Bajar, y no subir
En urbanismo, y en general en la vida, lo poco —la modestia— gana a lo mucho, y no digamos a lo demasiado
Si hubiera nacido en el barrio, estaría vestido para la ocasión, no se negaría a hablar con los vecinos. Tal como está, es un forastero. Hablo del edificio de la Filmoteca. Lo descubrí desde Sant Pau, que es el camino natural hacia la plaza de Salvador Seguí, que en tiempos había sido el agujero negro del Raval de los paquis. Una plaza improvisada, siempre llena de cosas —colchones, basura, ruinas— y grupos de gente mirando hacia la nada o hacia otra gente. Esa plaza generaba inquietud. Keith Haring pintó en un murete su infinito gusano contra el sida que ahora guarda el Macba. Todo estaba a medio hacer y a medio deshacer. Mírenla ahora: tan vacía que parece que objetos y personas se hubieran retirado de prisa para hacer sitio a ese volumen agresivo que por fuerza tiene que haber caído del cielo, porque si está puesto así voluntariamente es que alguien tiene que hacerse mirar la prepotencia.
La nueva arquitectura se centra en la función, avergonzada de haber dedicado tanto esfuerzo a la estética rimbombante. Función y austeridad, para coincidir con la época. El edificio de la Filmoteca, firmado por Josep Lluís Mateo, está pelado como una rata y es de ese mismo color gris cemento, que siempre es un color impertinente, porque no es humano, es de polígono industrial. Peor: el extremo que roza Sant Pau extiende tanto el voladizo que ocupa todo lo que permite el reglamento, pero llega casi a obturar los balcones del otro lado. Es una agresión innecesaria, porque el edificio tiene metros para desahogarse por todas partes, excepto por esa, que además es la única fachada decorada, lo que la hace más oscura, más sólida, más impermeable. Resumiendo: los dos elementos notorios del edificio, que son el no acabado de cemento y el hecho de que el pavimento exterior se prolongue en el interior como si la plaza llegara puertas adentro hasta la misma taquilla ya los teníamos en el Auditori, no hacía falta repetir. Es que es tan gris...
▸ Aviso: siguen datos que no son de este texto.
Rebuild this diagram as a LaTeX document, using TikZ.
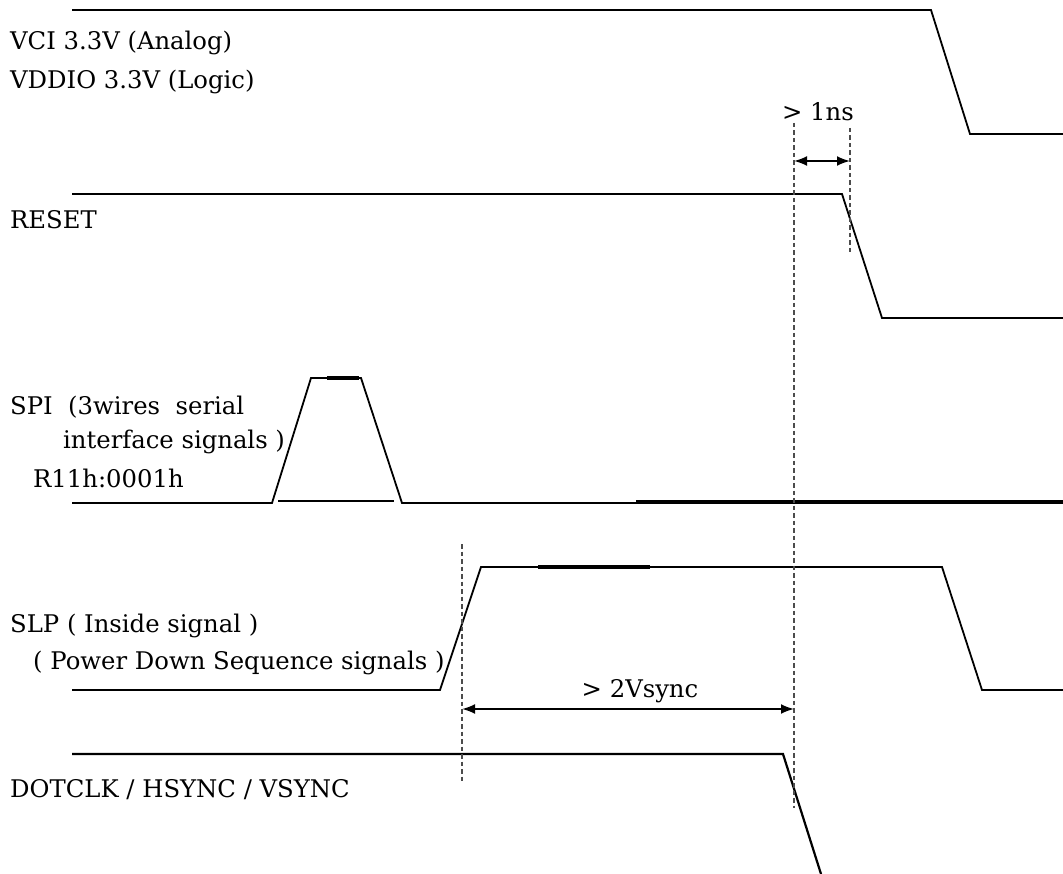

Alrededor del monstruo, la plaza de Salvador Seguí no sabe qué hacer. Lejos, en lo que era la acera, hay unas terracitas; los árboles acaban de llegar. Y, sin embargo, la gente se la hará suya, porque las plazas están para eso y porque alrededor están los edificios de siempre, con algunas aportaciones simpáticas, como los pisos con estucados color vino, o café con leche el otro, que hicieron tres cooperativas gracias a una de esas extrañas permutas que abrieron espacios en Ciutat Vella cuando la reforma olímpica. Precisamente uno de los mantras de esa reforma fue llevar equipamientos culturales al Raval; el otro, adecentar el espacio público. Había la intención de abrir el barrio, de inyectarle vida, de arrancarlo de la previsible marginalidad que le daba una conjunción de decadencia, inmigración —ya entonces— y miseria. La reforma está todavía en marcha, luchando contra los elementos, y por eso la Filmoteca está donde está, y no sola, porque si alguien se entretiene en leer las etiquetas de los edificios verá que en la zona hay instituciones, diarios, música, ayuda social, es decir, cantidad de estímulos. Hasta que los pasos topan con el polideportivo, un bloque soviético, puesto allá también en los noventa y todavía sin integrarse, porque nadie se acostumbra a la fealdad —en este caso, blanca— por más años que pasen.
No demasiado lejos, la plaza del Pedró está a punto de estrenar su nueva piel, un retoque inteligente, de aquellos que quitan lo que estorba para subrayar lo que funciona. Esta plaza, que más que nada es un camino, está hecha para el barrio; la Filmoteca, para toda la ciudad. ¿Es este el problema? ¿En quién piensa el arquitecto, a quién quiere servir, a quién impresionar? Si pudiéramos contestar a esta pregunta, a lo mejor entenderíamos por qué las escaleras mecánicas de la Filmoteca sirven para bajar a las salas de proyecciones, pero no para subir. Para subir, el ascensor. ¡Eso sí que es atender a la función! El equilibrio entre la ciudad y el barrio siempre es sutil, pero hay una jerarquía de utilidad entre la lisura de la plaza del Pedró y la contundencia inútil de la Filmoteca. En urbanismo, y en general en la vida, lo poco —la modestia— gana a lo mucho, no digamos a lo demasiado.
Patricia Gabancho es periodista y escritora.